Ces revendications concernant le NFC dans l'iPhone doivent être prises en compte parallèlement à d'autres changements que l'entreprise est censée apporter à ses services (sous réserve d'un appel). Dans l'UE, l'une d'entre elles consiste à s'ouvrir aux fournisseurs de paiement tiers et aux alternatives aux App Stores de la société américaine. L'entreprise doit également faire face à un litige avec Spotify, qui estime que la commission d'Apple sur les achats in-app limite la concurrence avec Apple Music sur les Mac, les iPhone et les iPad. Cependant, à l'instar de nombreuses plaintes relatives à la « taxe Apple », tout détaillant est en droit de demander une contrepartie pour l'ouverture d'un marché aux produits, et une certaine augmentation des ventes. La seule véritable négociation porte sur le montant qu'il est raisonnable de facturer pour ces ventes et savoir dans quelle mesure la réduction de la rentabilité peut nuire à l'expérience des clients existants. De nombreux chapitres de cette histoire restent à écrire.

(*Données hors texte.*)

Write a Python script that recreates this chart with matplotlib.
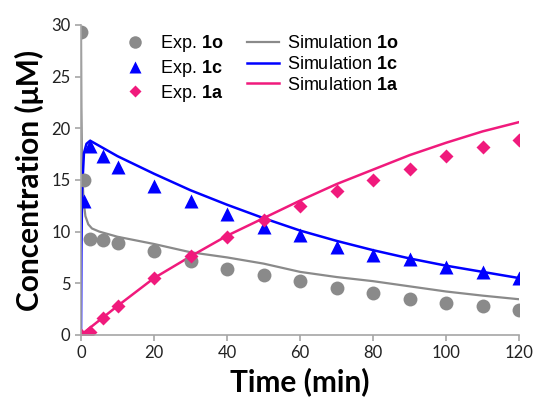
import numpy as np
import matplotlib.pyplot as plt

plt.rcParams['mathtext.fontset'] = 'custom'
plt.rcParams['mathtext.bf'] = 'Liberation Sans:bold'
plt.rcParams['mathtext.rm'] = 'Liberation Sans'

# experimental data
t_1o = [0, 0.7, 2.5, 6, 10, 20, 30, 40, 50, 60, 70, 80, 90, 100, 110, 120]
c_1o = [29.3, 15.0, 9.3, 9.2, 8.9, 8.1, 7.2, 6.4, 5.75, 5.2, 4.5, 4.1, 3.45, 3.1, 2.8, 2.4]

t_1c = [0, 0.7, 2.5, 6, 10, 20, 30, 40, 50, 60, 70, 80, 90, 100, 110, 120]
c_1c = [0, 13.0, 18.3, 17.3, 16.3, 14.4, 13.0, 11.7, 10.4, 9.7, 8.5, 7.7, 7.3, 6.6, 6.1, 5.5]

t_1a = [0, 2.5, 6, 10, 20, 30, 40, 50, 60, 70, 80, 90, 100, 110, 120]
c_1a = [0, 0.3, 1.6, 2.8, 5.5, 7.6, 9.5, 11.1, 12.5, 13.9, 15.0, 16.1, 17.3, 18.2, 18.9]

# simulation curves
ts_1o = [0, 0.1, 0.3, 0.7, 1.2, 2, 3, 5, 10, 20, 30, 40, 50, 60, 70, 80, 90, 100, 110, 120]
cs_1o = [29.3, 22, 16, 13, 11.5, 10.7, 10.3, 10.0, 9.5, 8.8, 8.0, 7.5, 6.9, 6.1, 5.6, 5.2, 4.7, 4.2, 3.8, 3.45]

ts_1c = [0, 0.1, 0.3, 0.8, 1.5, 2.5, 10, 20, 30, 40, 50, 60, 70, 80, 90, 100, 110, 120]
cs_1c = [0, 8, 14, 17.6, 18.5, 18.8, 17.3, 15.6, 14.0, 12.6, 11.3, 10.1, 9.1, 8.2, 7.4, 6.7, 6.1, 5.5]

ts_1a = [0, 10, 20, 30, 40, 50, 60, 70, 80, 90, 100, 110, 120]
cs_1a = [0, 2.8, 5.5, 7.6, 9.6, 11.3, 13.0, 14.6, 16.0, 17.4, 18.6, 19.7, 20.6]

gray = '#8a8a8a'
blue = '#0000ff'
pink = '#f01a7c'

fig = plt.figure(figsize=(5.33, 4.03), dpi=100)
ax = fig.add_axes([0.152, 0.169, 0.822, 0.769])

l1, = ax.plot(ts_1o, cs_1o, color=gray, lw=1.6, label=r'Simulation $\mathbf{1o}$')
l2, = ax.plot(ts_1c, cs_1c, color=blue, lw=1.8, label=r'Simulation $\mathbf{1c}$')
l3, = ax.plot(ts_1a, cs_1a, color=pink, lw=1.8, label=r'Simulation $\mathbf{1a}$')

p1, = ax.plot(t_1o, c_1o, 'o', color=gray, ms=10, mec='none', label=r'Exp. $\mathbf{1o}$')
p2, = ax.plot(t_1c, c_1c, '^', color=blue, ms=10, mec='none', label=r'Exp. $\mathbf{1c}$')
p3, = ax.plot(t_1a, c_1a, 'D', color=pink, ms=7, mec='none', label=r'Exp. $\mathbf{1a}$')

ax.set_xlim(0, 120)
ax.set_ylim(0, 30)
ax.set_xticks(range(0, 121, 20))
ax.set_yticks(range(0, 31, 5))
for s in ['top', 'right']:
    ax.spines[s].set_visible(False)
for s in ['left', 'bottom']:
    ax.spines[s].set_color('#a6a6a6')
    ax.spines[s].set_linewidth(1.2)
ax.tick_params(colors='#a6a6a6', length=4, width=1.2, labelcolor='#222222')
for lab in ax.get_xticklabels() + ax.get_yticklabels():
    lab.set_fontfamily('Lato')
    lab.set_fontsize(12)

ax.set_xlabel('Time (min)', fontsize=21.5, fontweight='bold', family='Lato', labelpad=4)
ax.set_ylabel('Concentration (μM)', fontsize=21.5, fontweight='bold', family='Lato', labelpad=5)

leg = ax.legend(handles=[p1, p2, p3, l1, l2, l3], ncol=2, frameon=False,
                loc='upper left', bbox_to_anchor=(0.05, 1.025),
                prop={'family': 'Liberation Sans', 'size': 13},
                handlelength=1.8, handletextpad=0.45, columnspacing=1.3,
                labelspacing=0.2, markerscale=0.9)

fig.savefig('out.png', dpi=100)
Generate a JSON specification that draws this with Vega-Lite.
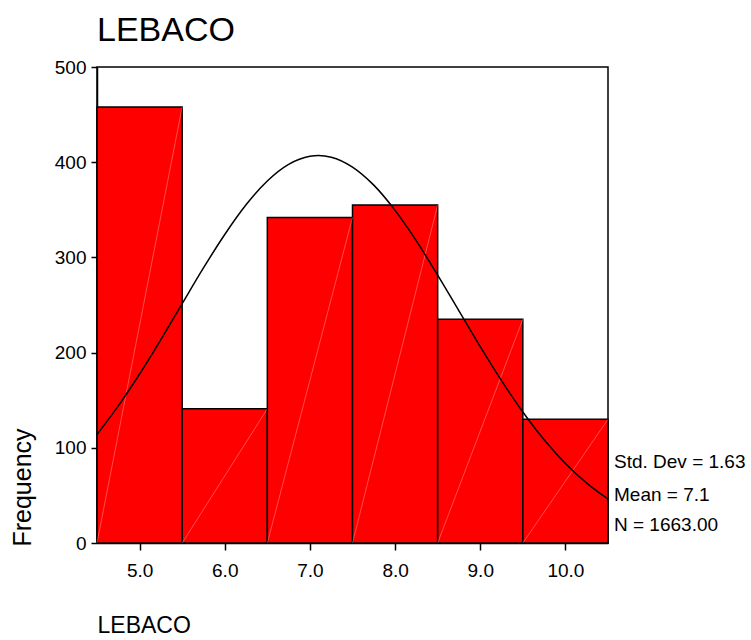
{
  "$schema": "https://vega.github.io/schema/vega-lite/v6.json",
  "width": 511,
  "height": 476,
  "autosize": {"type": "none"},
  "padding": {"left": 97, "top": 67, "right": 143, "bottom": 97},
  "background": "white",
  "config": {
    "font": "Liberation Sans",
    "view": {"stroke": "black", "strokeWidth": 1.5},
    "axis": {"grid": false, "domainColor": "black", "tickColor": "black", "labelColor": "black", "titleColor": "black", "labelFont": "Liberation Sans", "titleFont": "Liberation Sans", "titleFontWeight": "normal"}
  },
  "title": {"text": "LEBACO", "anchor": "start", "frame": "group", "fontSize": 34, "font": "Liberation Sans", "fontWeight": "normal", "color": "black", "offset": 10},
  "datasets": {
    "bins": [
      {"bin_start": 4.5, "bin_end": 5.5, "count": 458},
      {"bin_start": 5.5, "bin_end": 6.5, "count": 141},
      {"bin_start": 6.5, "bin_end": 7.5, "count": 342},
      {"bin_start": 7.5, "bin_end": 8.5, "count": 355},
      {"bin_start": 8.5, "bin_end": 9.5, "count": 235},
      {"bin_start": 9.5, "bin_end": 10.5, "count": 130}
    ],
    "curve": [
      {"x": 4.5, "y": 114.0}, {"x": 4.75, "y": 144.0}, {"x": 5.0, "y": 177.5}, {"x": 5.25, "y": 213.7},
      {"x": 5.5, "y": 251.4}, {"x": 5.75, "y": 288.9}, {"x": 6.0, "y": 324.1}, {"x": 6.25, "y": 355.3},
      {"x": 6.5, "y": 380.3}, {"x": 6.75, "y": 397.7}, {"x": 7.0, "y": 406.2}, {"x": 7.1, "y": 407.0},
      {"x": 7.25, "y": 405.3}, {"x": 7.5, "y": 394.9}, {"x": 7.75, "y": 375.9}, {"x": 8.0, "y": 349.4},
      {"x": 8.25, "y": 317.3}, {"x": 8.5, "y": 281.4}, {"x": 8.75, "y": 243.8}, {"x": 9.0, "y": 206.3},
      {"x": 9.25, "y": 170.5}, {"x": 9.5, "y": 137.6}, {"x": 9.75, "y": 108.5}, {"x": 10.0, "y": 83.6},
      {"x": 10.25, "y": 62.9}, {"x": 10.5, "y": 46.2}
    ],
    "stats": [
      {"label": "Std. Dev = 1.63", "x": 10.5, "pos": 84.6},
      {"label": "Mean = 7.1", "x": 10.5, "pos": 50.4},
      {"label": "N = 1663.00", "x": 10.5, "pos": 19.4}
    ]
  },
  "layer": [
    {
      "data": {"name": "bins"},
      "mark": {"type": "rect", "fill": "#FF0000", "stroke": "black", "strokeWidth": 1.5},
      "encoding": {
        "x": {"field": "bin_start", "type": "quantitative",
              "scale": {"domain": [4.5, 10.5], "nice": false, "zero": false},
              "axis": {"values": [5, 6, 7, 8, 9, 10], "format": ".1f", "labelFontSize": 19, "tickSize": 7, "labelPadding": 11, "domainWidth": 1.5, "tickWidth": 1.5,
                       "title": "LEBACO", "titleFontSize": 23, "titleX": 0, "titleY": 89, "titleAlign": "left", "titleBaseline": "alphabetic", "titleAnchor": "start"}},
        "x2": {"field": "bin_end"},
        "y": {"field": "count", "type": "quantitative",
              "scale": {"domain": [0, 500], "nice": false},
              "axis": {"values": [0, 100, 200, 300, 400, 500], "labelFontSize": 19, "tickSize": 6, "labelPadding": 5, "domainWidth": 1.5, "tickWidth": 1.5,
                       "title": "Frequency", "titleFontSize": 25, "titleX": -75, "titleY": 420, "titleAngle": -90, "titleAlign": "center", "titleBaseline": "middle"}},
        "y2": {"datum": 0}
      }
    },
    {
      "data": {"name": "bins"},
      "mark": {"type": "rule", "color": "white", "strokeWidth": 0.6, "opacity": 0.5},
      "encoding": {
        "x": {"field": "bin_end", "type": "quantitative"},
        "x2": {"field": "bin_start"},
        "y": {"field": "count", "type": "quantitative"},
        "y2": {"datum": 0}
      }
    },
    {
      "data": {"name": "curve"},
      "mark": {"type": "line", "color": "black", "strokeWidth": 1.5, "interpolate": "monotone"},
      "encoding": {
        "x": {"field": "x", "type": "quantitative"},
        "y": {"field": "y", "type": "quantitative"}
      }
    },
    {
      "data": {"name": "stats"},
      "mark": {"type": "text", "align": "left", "baseline": "middle", "dx": 6, "fontSize": 19, "font": "Liberation Sans", "color": "black", "clip": false},
      "encoding": {
        "x": {"field": "x", "type": "quantitative"},
        "y": {"field": "pos", "type": "quantitative"},
        "text": {"field": "label"}
      }
    }
  ]
}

L'erreur d'Elizabeth Warren sur iMessage

La controverse sur iMessage continue aussi d'attirer l'attention cette semaine, suite au message de la sénatrice américaine Elizabeth Warren (D-MA) accusant Apple « d’empêcher, par cupidité, les utilisateurs d'Android d'envoyer des messages aux utilisateurs d'iPhone de manière sécurisée ». Un avis sur le service de messagerie d'Apple jugé erroné. Suivant les traces de Nothing, la start-up de messagerie Beeper a choisi de faire de la rétro-ingeniérie pour s'introduire dans l'écosystème Apple. Selon l’entreprise californienne, « elle aurait exploité de « fausses informations d'identification » pour accéder à iMessage ».

Et sa solution au problème des bulles vertes et bleues a été d'obliger les utilisateurs à partager leur identifiant Apple avec un système tiers qui, inévitablement, offrait moins de sécurité aux utilisateurs que celle promise par Cupertino. C'est en partie pour cette raison qu'Apple a bloqué l’accès de l’app Android à iMessage. L'idée d'interopérabilité est une chose, mais l'approche doit être basée sur des normes et hautement sécurisée.

Apple, cible antitrust idéale

Cependant, la controverse autour d’iMessage montre à quel point Apple est devenue la cible antitrust préférée de tous les experts et régulateurs. Une fois que ce chapitre autour de la croissance de l'entreprise sera clos, beaucoup d’obstacles tomberont. Il faudra peut-être regarder de plus près les documents relatifs à la sécurité et à la vie privée chaque fois qu’on utilisera un système de paiement ou une boutique d'applications. Bien évidemment, Apple est tout à fait capable de se réinventer pour s'adapter à une nouvelle réalité et cela ne devrait pas impacter son business à l'avenir.